C.3 USID.O Framework Worksheet

USID.O (Understand, Specify, Implement, Deploy, Operate) provides a structured approach to AI product development:

USID.O Worksheet
## Understand
- User: [Who is the end user?]
- Situation: [When/where do they encounter the problem?]
- Issue: [What specifically goes wrong or is difficult?]
- Desire: [What would make it better?]

## Specify
- AI Capability: [What should the AI do?]
- Success Criteria: [How do we measure success?]
- Constraints: [What limits the solution space?]

## Implement
- Architecture: [System design]
- Eval Plan: [How do we verify quality?]
- Fallbacks: [What happens when AI fails?]

## Deploy
- Rollout: [Phased or big bang?]
- Monitoring: [What signals indicate success/failure?]
- Rollback: [How do we undo?]

## Operate
- Maintenance: [Who owns ongoing quality?]
- Improvement: [How do we iterate?]
- Sunset: [When do we retire the feature?]
            

C.4 Architecture Decision Template

# Architecture Decision Record: [Title]

## Status
[Proposed | Accepted | Deprecated | Superseded]

## Context
[What is the issue or decision being addressed?]

## Decision
[What is the change being made?]

## Options Considered
| Option | Pros | Cons | Risk |
|--------|------|------|------|
| [A] | [List] | [List] | [Level] |
| [B] | [List] | [List] | [Level] |

## Consequences
### Positive
- [List benefits]

### Negative
- [List drawbacks]

### Neutral
- [List trade-offs]

## Compliance
- [ ] Security review completed
- [ ] Privacy review completed
- [ ] Cost analysis approved
            

C.5 Eval Dataset Curation Checklist

Eval Dataset Quality Checklist

Coverage requires that the dataset represents real user query distribution, includes edge cases and failure modes, covers all priority intents, and includes multi-language examples if applicable.
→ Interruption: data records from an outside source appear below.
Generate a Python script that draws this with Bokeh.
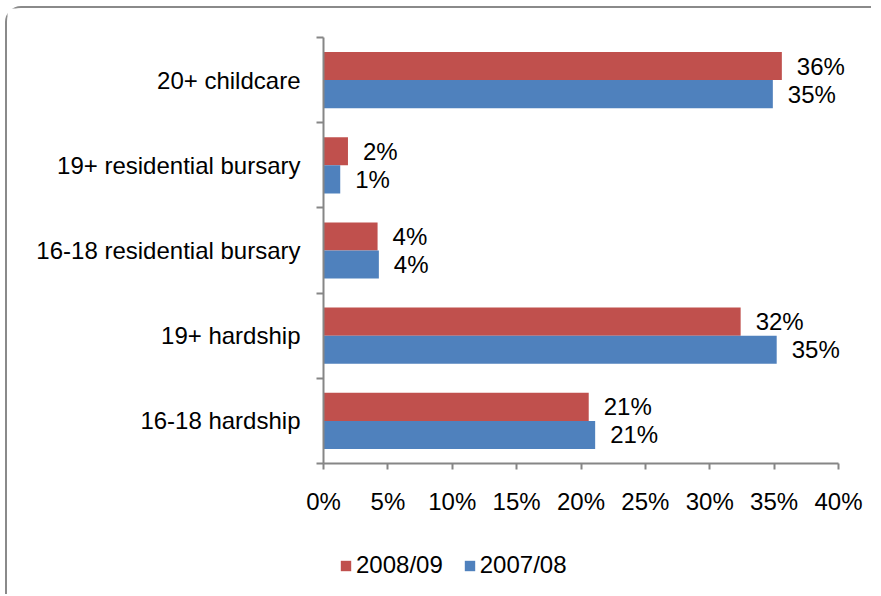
from bokeh.plotting import figure
from bokeh.models import FixedTicker, Legend, LegendItem, ColumnDataSource
from bokeh.core.properties import value
from bokeh.embed import file_html
from bokeh.resources import INLINE

# ---- data (bottom to top) ----
categories = ["16-18 hardship", "19+ hardship", "16-18 residential bursary",
              "19+ residential bursary", "20+ childcare"]
series_names = ["2008/09", "2007/08"]
values_2008_09 = [20.6, 32.4, 4.2, 1.9, 35.6]
values_2007_08 = [21.1, 35.2, 4.3, 1.3, 34.9]
x_ticks = [0, 5, 10, 15, 20, 25, 30, 35, 40]
x_tick_labels = ["0%", "5%", "10%", "15%", "20%", "25%", "30%", "35%", "40%"]
colors = ["#C0504D", "#4F81BD"]

FONT = "Liberation Sans"
FS = "24px"
GREY = "#868686"

# ---- geometry (pixels) ----
W, H = 866, 588
LEFT, TOP = 316, 29          # position of the (0%, top) corner of the plot area
PX_PER_PCT = 515 / 40
BAND_PX = 85.2
n = len(categories)
x_min = -LEFT / PX_PER_PCT
x_max = (W - LEFT) / PX_PER_PCT
y_max = n + TOP / BAND_PX
y_min = n - (H - TOP) / BAND_PX

p = figure(width=W, height=H, x_range=(x_min, x_max), y_range=(y_min, y_max),
           output_backend="svg", toolbar_location=None,
           min_border_left=0, min_border_right=0, min_border_top=0, min_border_bottom=0)
p.outline_line_color = None
p.xgrid.visible = False
p.ygrid.visible = False
p.styles = {"margin-left": "5px", "margin-top": "6px",
            "border-left": "2px solid #8a8a8a", "border-top": "2px solid #8a8a8a",
            "border-top-left-radius": "16px"}

centers = [i + 0.5 for i in range(n)]
off = 0.165
bh = 0.33

renderers = []
for vals, col, sgn in [(values_2008_09, colors[0], 1), (values_2007_08, colors[1], -1)]:
    ys = [c + sgn * off for c in centers]
    src = ColumnDataSource(dict(y=ys, right=vals, lab=[f"{round(v)}%" for v in vals]))
    r = p.hbar(y="y", left=0, right="right", height=bh, source=src,
               fill_color=col, line_color=None)
    renderers.append(r)
    p.text(x="right", y="y", text="lab", source=src, x_offset=15,
           text_align="left", text_baseline="middle", text_color="black",
           text_font=value(FONT), text_font_size=FS)

# x axis (drawn at y = 0)
xa = p.xaxis[0]
xa.fixed_location = 0
xa.ticker = FixedTicker(ticks=x_ticks)
xa.bounds = (0, 40)
xa.major_label_overrides = {t: l for t, l in zip(x_ticks, x_tick_labels)}
xa.axis_line_color = GREY
xa.axis_line_width = 2
xa.major_tick_line_color = GREY
xa.major_tick_line_width = 2
xa.major_tick_out = 6
xa.major_tick_in = 0
xa.minor_tick_line_color = None
xa.major_label_text_font = FONT
xa.major_label_text_font_size = FS
xa.major_label_text_color = "black"
xa.major_label_standoff = 18

# y axis (drawn at x = 0)
ya = p.yaxis[0]
ya.fixed_location = 0
ya.ticker = FixedTicker(ticks=centers, minor_ticks=list(range(n + 1)))
ya.bounds = (0, n)
ya.major_label_overrides = {c: name for c, name in zip(centers, categories)}
ya.axis_line_color = GREY
ya.axis_line_width = 2
ya.major_tick_line_color = None
ya.major_tick_out = 0
ya.major_tick_in = 0
ya.minor_tick_line_color = GREY
ya.minor_tick_line_width = 2
ya.minor_tick_out = 7
ya.minor_tick_in = 0
ya.major_label_text_font = FONT
ya.major_label_text_font_size = FS
ya.major_label_text_color = "black"
ya.major_label_standoff = 16

legend = Legend(items=[LegendItem(label=series_names[0], renderers=[renderers[0]]),
                       LegendItem(label=series_names[1], renderers=[renderers[1]])],
                location=(LEFT + 16, 17), orientation="horizontal",
                border_line_color=None, background_fill_alpha=0,
                padding=0, margin=0, spacing=20, label_standoff=4,
                glyph_width=13, glyph_height=13,
                label_text_font=FONT, label_text_font_size=FS, label_text_color="black")
p.add_layout(legend)

open("out.html", "w").write(file_html(p, INLINE))
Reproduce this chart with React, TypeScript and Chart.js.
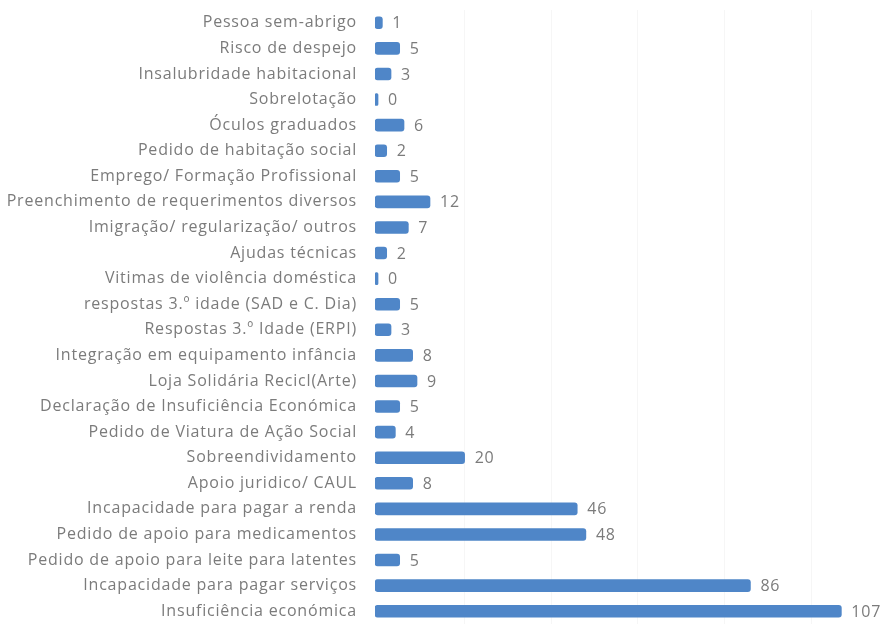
import React, { useEffect, useRef } from "react";
import { Chart, registerables } from "chart.js";

Chart.register(...registerables);

const categories: string[] = [
  "Pessoa sem-abrigo",
  "Risco de despejo",
  "Insalubridade habitacional",
  "Sobrelotação",
  "Óculos graduados",
  "Pedido de habitação social",
  "Emprego/ Formação Profissional",
  "Preenchimento de requerimentos diversos",
  "Imigração/ regularização/ outros",
  "Ajudas técnicas",
  "Vitimas de violência doméstica",
  "respostas 3.º idade (SAD e C. Dia)",
  "Respostas 3.º Idade (ERPI)",
  "Integração em equipamento infância",
  "Loja Solidária Recicl(Arte)",
  "Declaração de Insuficiência Económica",
  "Pedido de Viatura de Ação Social",
  "Sobreendividamento",
  "Apoio juridico/ CAUL",
  "Incapacidade para pagar a renda",
  "Pedido de apoio para medicamentos",
  "Pedido de apoio para leite para latentes",
  "Incapacidade para pagar serviços",
  "Insuficiência económica",
];

const values: number[] = [1, 5, 3, 0, 6, 2, 5, 12, 7, 2, 0, 5, 3, 8, 9, 5, 4, 20, 8, 46, 48, 5, 86, 107];

const gridValues: number[] = [20, 40, 60, 80, 100];

const FONT = "'Open Sans', sans-serif";
const TEXT_COLOR = "#7b7b7b";
const BAR_COLOR = "#4f86c8";
const SPACING = "0.8px";

const spacingPlugin = {
  id: "spacing",
  beforeDraw(chart: any) {
    (chart.ctx as any).letterSpacing = SPACING;
  },
  beforeUpdate(chart: any) {
    (chart.ctx as any).letterSpacing = SPACING;
  },
};

const valueLabels = {
  id: "valueLabels",
  afterDatasetsDraw(chart: any) {
    const ctx = chart.ctx;
    const meta = chart.getDatasetMeta(0);
    ctx.save();
    ctx.font = `16px ${FONT}`;
    ctx.fillStyle = TEXT_COLOR;
    ctx.textAlign = "left";
    ctx.textBaseline = "middle";
    meta.data.forEach((el: any, i: number) => {
      const x = Math.max(el.x, el.base + 3);
      ctx.fillText(String(values[i]), x + 10, el.y + 1);
    });
    ctx.restore();
  },
};

export default function App() {
  const canvasRef = useRef<HTMLCanvasElement | null>(null);

  useEffect(() => {
    document.body.style.margin = "0";
    const canvas = canvasRef.current;
    if (!canvas) return;
    const chart = new Chart(canvas, {
      type: "bar",
      data: {
        labels: categories,
        datasets: [
          {
            data: values,
            backgroundColor: BAR_COLOR,
            borderRadius: 3,
            borderSkipped: false,
            barThickness: 12,
            minBarLength: 3,
            base: -0.7,
          } as any,
        ],
      },
      options: {
        indexAxis: "y",
        responsive: false,
        animation: false,
        maintainAspectRatio: false,
        layout: { padding: { left: 0, right: 6, top: 10, bottom: 0 } },
        plugins: {
          legend: { display: false },
          tooltip: { enabled: false },
        },
        scales: {
          x: {
            min: -0.7,
            max: 115,
            grid: { color: "#f6f6f6", drawTicks: false },
            border: { display: false },
            ticks: { display: false },
            afterBuildTicks: (scale: any) => {
              scale.ticks = gridValues.map((v) => ({ value: v }));
            },
            afterFit: (scale: any) => {
              scale.height = 0;
              scale.paddingLeft = 0;
              scale.paddingRight = 0;
            },
          },
          y: {
            grid: { display: false, drawTicks: false },
            border: { display: false },
            ticks: {
              autoSkip: false,
              padding: 18,
              color: TEXT_COLOR,
              font: { family: FONT, size: 16 },
            },
            afterFit: (scale: any) => {
              scale.width = 375;
              scale.paddingTop = 0;
              scale.paddingBottom = 0;
            },
          },
        },
      },
      plugins: [spacingPlugin, valueLabels],
    });
    return () => chart.destroy();
  }, []);

  return (
    <div style={{ width: 882, height: 624 }}>
      <canvas ref={canvasRef} width={882} height={624} style={{ display: "block" }} />
    </div>
  );
}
Quality requires that ground truth has been verified by experts, no personally identifiable information is present, authors and sources are diverse, and labels are consistent and unambiguous. Maintenance requires that the dataset is version controlled, additions are reviewed before merging, stale examples are removed periodically, and drift from production is monitored over time.